Task: Give every line of the data again, unchanged, but with no pictures.
==== Data segment ====
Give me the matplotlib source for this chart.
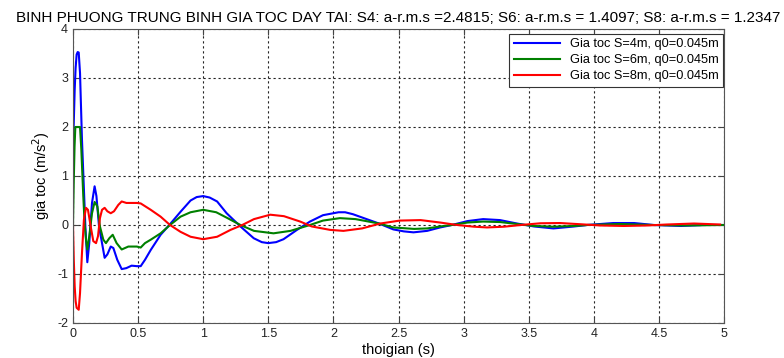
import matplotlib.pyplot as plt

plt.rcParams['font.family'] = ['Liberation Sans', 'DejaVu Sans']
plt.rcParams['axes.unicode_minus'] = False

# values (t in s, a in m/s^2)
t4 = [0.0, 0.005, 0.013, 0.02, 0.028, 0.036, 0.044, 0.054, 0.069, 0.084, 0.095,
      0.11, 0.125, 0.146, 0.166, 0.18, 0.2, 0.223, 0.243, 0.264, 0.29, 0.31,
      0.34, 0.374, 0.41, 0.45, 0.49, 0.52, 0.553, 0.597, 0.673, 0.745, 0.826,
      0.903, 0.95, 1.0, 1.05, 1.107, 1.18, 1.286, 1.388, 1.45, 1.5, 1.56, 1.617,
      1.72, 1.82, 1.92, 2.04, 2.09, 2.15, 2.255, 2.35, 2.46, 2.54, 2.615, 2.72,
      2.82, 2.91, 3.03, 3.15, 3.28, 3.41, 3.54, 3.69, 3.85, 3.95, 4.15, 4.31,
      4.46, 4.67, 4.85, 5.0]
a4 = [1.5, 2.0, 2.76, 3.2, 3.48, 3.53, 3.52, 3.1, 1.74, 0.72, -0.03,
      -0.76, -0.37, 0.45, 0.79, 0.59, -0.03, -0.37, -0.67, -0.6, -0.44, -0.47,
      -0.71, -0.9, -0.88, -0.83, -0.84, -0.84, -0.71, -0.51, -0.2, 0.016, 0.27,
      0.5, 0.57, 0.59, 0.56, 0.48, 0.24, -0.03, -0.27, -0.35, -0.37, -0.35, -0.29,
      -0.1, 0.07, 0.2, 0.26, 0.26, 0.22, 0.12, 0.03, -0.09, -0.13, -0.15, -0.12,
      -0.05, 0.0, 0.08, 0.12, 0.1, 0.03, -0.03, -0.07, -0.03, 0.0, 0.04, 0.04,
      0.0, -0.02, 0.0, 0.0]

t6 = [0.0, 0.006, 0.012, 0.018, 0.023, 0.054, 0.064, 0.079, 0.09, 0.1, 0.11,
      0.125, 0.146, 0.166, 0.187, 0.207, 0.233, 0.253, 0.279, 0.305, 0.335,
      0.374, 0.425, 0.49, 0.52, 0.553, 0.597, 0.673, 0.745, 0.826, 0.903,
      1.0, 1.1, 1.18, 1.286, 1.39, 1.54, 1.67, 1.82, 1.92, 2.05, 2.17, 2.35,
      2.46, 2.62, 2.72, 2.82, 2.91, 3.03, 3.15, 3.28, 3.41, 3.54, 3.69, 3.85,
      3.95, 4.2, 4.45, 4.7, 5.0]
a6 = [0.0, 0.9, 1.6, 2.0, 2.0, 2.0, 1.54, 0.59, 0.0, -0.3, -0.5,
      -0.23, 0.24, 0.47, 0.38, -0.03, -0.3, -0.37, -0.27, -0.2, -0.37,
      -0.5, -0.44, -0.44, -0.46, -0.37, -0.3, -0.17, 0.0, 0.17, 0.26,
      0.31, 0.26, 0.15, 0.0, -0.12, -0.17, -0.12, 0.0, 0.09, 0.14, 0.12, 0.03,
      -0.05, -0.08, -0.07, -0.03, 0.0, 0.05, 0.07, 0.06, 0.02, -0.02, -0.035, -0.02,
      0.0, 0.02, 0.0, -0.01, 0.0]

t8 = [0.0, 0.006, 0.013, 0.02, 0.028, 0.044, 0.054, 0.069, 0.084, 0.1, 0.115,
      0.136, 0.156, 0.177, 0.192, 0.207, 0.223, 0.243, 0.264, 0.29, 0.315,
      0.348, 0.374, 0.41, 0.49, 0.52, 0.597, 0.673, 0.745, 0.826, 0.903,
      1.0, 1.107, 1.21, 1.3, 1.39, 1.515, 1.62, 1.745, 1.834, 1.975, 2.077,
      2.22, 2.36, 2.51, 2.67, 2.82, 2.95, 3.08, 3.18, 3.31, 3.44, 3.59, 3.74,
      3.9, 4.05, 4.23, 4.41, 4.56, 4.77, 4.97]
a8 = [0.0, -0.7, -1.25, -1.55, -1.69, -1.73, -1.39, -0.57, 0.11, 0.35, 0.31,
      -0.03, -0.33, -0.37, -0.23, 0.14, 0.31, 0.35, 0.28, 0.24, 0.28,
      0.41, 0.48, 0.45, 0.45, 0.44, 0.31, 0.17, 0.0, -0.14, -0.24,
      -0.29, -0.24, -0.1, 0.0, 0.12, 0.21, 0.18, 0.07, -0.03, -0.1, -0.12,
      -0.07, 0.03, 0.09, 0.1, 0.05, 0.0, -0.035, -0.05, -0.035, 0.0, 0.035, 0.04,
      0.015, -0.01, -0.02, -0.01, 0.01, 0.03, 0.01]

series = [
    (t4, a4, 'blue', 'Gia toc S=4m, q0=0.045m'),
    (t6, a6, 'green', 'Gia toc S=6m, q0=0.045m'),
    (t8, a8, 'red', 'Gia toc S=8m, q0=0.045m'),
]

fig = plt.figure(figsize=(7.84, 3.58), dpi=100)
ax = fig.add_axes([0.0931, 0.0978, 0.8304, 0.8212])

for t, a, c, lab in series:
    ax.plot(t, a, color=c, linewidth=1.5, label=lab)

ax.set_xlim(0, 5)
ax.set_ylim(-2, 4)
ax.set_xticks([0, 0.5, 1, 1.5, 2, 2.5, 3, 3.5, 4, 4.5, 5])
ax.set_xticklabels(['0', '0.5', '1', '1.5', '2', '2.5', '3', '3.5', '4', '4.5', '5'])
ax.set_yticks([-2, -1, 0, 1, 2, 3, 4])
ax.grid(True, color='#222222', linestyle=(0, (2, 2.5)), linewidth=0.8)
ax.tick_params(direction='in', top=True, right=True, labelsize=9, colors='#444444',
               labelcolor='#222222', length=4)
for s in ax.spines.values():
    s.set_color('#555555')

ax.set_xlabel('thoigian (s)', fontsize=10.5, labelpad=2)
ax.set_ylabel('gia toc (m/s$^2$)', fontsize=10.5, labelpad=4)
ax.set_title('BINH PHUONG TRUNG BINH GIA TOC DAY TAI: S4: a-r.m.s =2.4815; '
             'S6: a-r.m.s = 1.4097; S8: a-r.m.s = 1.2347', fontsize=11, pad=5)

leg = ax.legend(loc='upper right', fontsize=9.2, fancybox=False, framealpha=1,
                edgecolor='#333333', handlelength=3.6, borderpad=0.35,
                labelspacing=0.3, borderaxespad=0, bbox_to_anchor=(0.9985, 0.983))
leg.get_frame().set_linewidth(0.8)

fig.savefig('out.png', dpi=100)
====
Exercise result:
Give me the matplotlib source for this chart.
import matplotlib.pyplot as plt

plt.rcParams['font.family'] = ['Liberation Sans', 'DejaVu Sans']
plt.rcParams['axes.unicode_minus'] = False

# values (t in s, a in m/s^2)
t4 = [0.0, 0.005, 0.013, 0.02, 0.028, 0.036, 0.044, 0.054, 0.069, 0.084, 0.095,
      0.11, 0.125, 0.146, 0.166, 0.18, 0.2, 0.223, 0.243, 0.264, 0.29, 0.31,
      0.34, 0.374, 0.41, 0.45, 0.49, 0.52, 0.553, 0.597, 0.673, 0.745, 0.826,
      0.903, 0.95, 1.0, 1.05, 1.107, 1.18, 1.286, 1.388, 1.45, 1.5, 1.56, 1.617,
      1.72, 1.82, 1.92, 2.04, 2.09, 2.15, 2.255, 2.35, 2.46, 2.54, 2.615, 2.72,
      2.82, 2.91, 3.03, 3.15, 3.28, 3.41, 3.54, 3.69, 3.85, 3.95, 4.15, 4.31,
      4.46, 4.67, 4.85, 5.0]
a4 = [1.5, 2.0, 2.76, 3.2, 3.48, 3.53, 3.52, 3.1, 1.74, 0.72, -0.03,
      -0.76, -0.37, 0.45, 0.79, 0.59, -0.03, -0.37, -0.67, -0.6, -0.44, -0.47,
      -0.71, -0.9, -0.88, -0.83, -0.84, -0.84, -0.71, -0.51, -0.2, 0.016, 0.27,
      0.5, 0.57, 0.59, 0.56, 0.48, 0.24, -0.03, -0.27, -0.35, -0.37, -0.35, -0.29,
      -0.1, 0.07, 0.2, 0.26, 0.26, 0.22, 0.12, 0.03, -0.09, -0.13, -0.15, -0.12,
      -0.05, 0.0, 0.08, 0.12, 0.1, 0.03, -0.03, -0.07, -0.03, 0.0, 0.04, 0.04,
      0.0, -0.02, 0.0, 0.0]

t6 = [0.0, 0.006, 0.012, 0.018, 0.023, 0.054, 0.064, 0.079, 0.09, 0.1, 0.11,
      0.125, 0.146, 0.166, 0.187, 0.207, 0.233, 0.253, 0.279, 0.305, 0.335,
      0.374, 0.425, 0.49, 0.52, 0.553, 0.597, 0.673, 0.745, 0.826, 0.903,
      1.0, 1.1, 1.18, 1.286, 1.39, 1.54, 1.67, 1.82, 1.92, 2.05, 2.17, 2.35,
      2.46, 2.62, 2.72, 2.82, 2.91, 3.03, 3.15, 3.28, 3.41, 3.54, 3.69, 3.85,
      3.95, 4.2, 4.45, 4.7, 5.0]
a6 = [0.0, 0.9, 1.6, 2.0, 2.0, 2.0, 1.54, 0.59, 0.0, -0.3, -0.5,
      -0.23, 0.24, 0.47, 0.38, -0.03, -0.3, -0.37, -0.27, -0.2, -0.37,
      -0.5, -0.44, -0.44, -0.46, -0.37, -0.3, -0.17, 0.0, 0.17, 0.26,
      0.31, 0.26, 0.15, 0.0, -0.12, -0.17, -0.12, 0.0, 0.09, 0.14, 0.12, 0.03,
      -0.05, -0.08, -0.07, -0.03, 0.0, 0.05, 0.07, 0.06, 0.02, -0.02, -0.035, -0.02,
      0.0, 0.02, 0.0, -0.01, 0.0]

t8 = [0.0, 0.006, 0.013, 0.02, 0.028, 0.044, 0.054, 0.069, 0.084, 0.1, 0.115,
      0.136, 0.156, 0.177, 0.192, 0.207, 0.223, 0.243, 0.264, 0.29, 0.315,
      0.348, 0.374, 0.41, 0.49, 0.52, 0.597, 0.673, 0.745, 0.826, 0.903,
      1.0, 1.107, 1.21, 1.3, 1.39, 1.515, 1.62, 1.745, 1.834, 1.975, 2.077,
      2.22, 2.36, 2.51, 2.67, 2.82, 2.95, 3.08, 3.18, 3.31, 3.44, 3.59, 3.74,
      3.9, 4.05, 4.23, 4.41, 4.56, 4.77, 4.97]
a8 = [0.0, -0.7, -1.25, -1.55, -1.69, -1.73, -1.39, -0.57, 0.11, 0.35, 0.31,
      -0.03, -0.33, -0.37, -0.23, 0.14, 0.31, 0.35, 0.28, 0.24, 0.28,
      0.41, 0.48, 0.45, 0.45, 0.44, 0.31, 0.17, 0.0, -0.14, -0.24,
      -0.29, -0.24, -0.1, 0.0, 0.12, 0.21, 0.18, 0.07, -0.03, -0.1, -0.12,
      -0.07, 0.03, 0.09, 0.1, 0.05, 0.0, -0.035, -0.05, -0.035, 0.0, 0.035, 0.04,
      0.015, -0.01, -0.02, -0.01, 0.01, 0.03, 0.01]

series = [
    (t4, a4, 'blue', 'Gia toc S=4m, q0=0.045m'),
    (t6, a6, 'green', 'Gia toc S=6m, q0=0.045m'),
    (t8, a8, 'red', 'Gia toc S=8m, q0=0.045m'),
]

fig = plt.figure(figsize=(7.84, 3.58), dpi=100)
ax = fig.add_axes([0.0931, 0.0978, 0.8304, 0.8212])

for t, a, c, lab in series:
    ax.plot(t, a, color=c, linewidth=1.5, label=lab)

ax.set_xlim(0, 5)
ax.set_ylim(-2, 4)
ax.set_xticks([0, 0.5, 1, 1.5, 2, 2.5, 3, 3.5, 4, 4.5, 5])
ax.set_xticklabels(['0', '0.5', '1', '1.5', '2', '2.5', '3', '3.5', '4', '4.5', '5'])
ax.set_yticks([-2, -1, 0, 1, 2, 3, 4])
ax.grid(True, color='#222222', linestyle=(0, (2, 2.5)), linewidth=0.8)
ax.tick_params(direction='in', top=True, right=True, labelsize=9, colors='#444444',
               labelcolor='#222222', length=4)
for s in ax.spines.values():
    s.set_color('#555555')

ax.set_xlabel('thoigian (s)', fontsize=10.5, labelpad=2)
ax.set_ylabel('gia toc (m/s$^2$)', fontsize=10.5, labelpad=4)
ax.set_title('BINH PHUONG TRUNG BINH GIA TOC DAY TAI: S4: a-r.m.s =2.4815; '
             'S6: a-r.m.s = 1.4097; S8: a-r.m.s = 1.2347', fontsize=11, pad=5)

leg = ax.legend(loc='upper right', fontsize=9.2, fancybox=False, framealpha=1,
                edgecolor='#333333', handlelength=3.6, borderpad=0.35,
                labelspacing=0.3, borderaxespad=0, bbox_to_anchor=(0.9985, 0.983))
leg.get_frame().set_linewidth(0.8)

fig.savefig('out.png', dpi=100)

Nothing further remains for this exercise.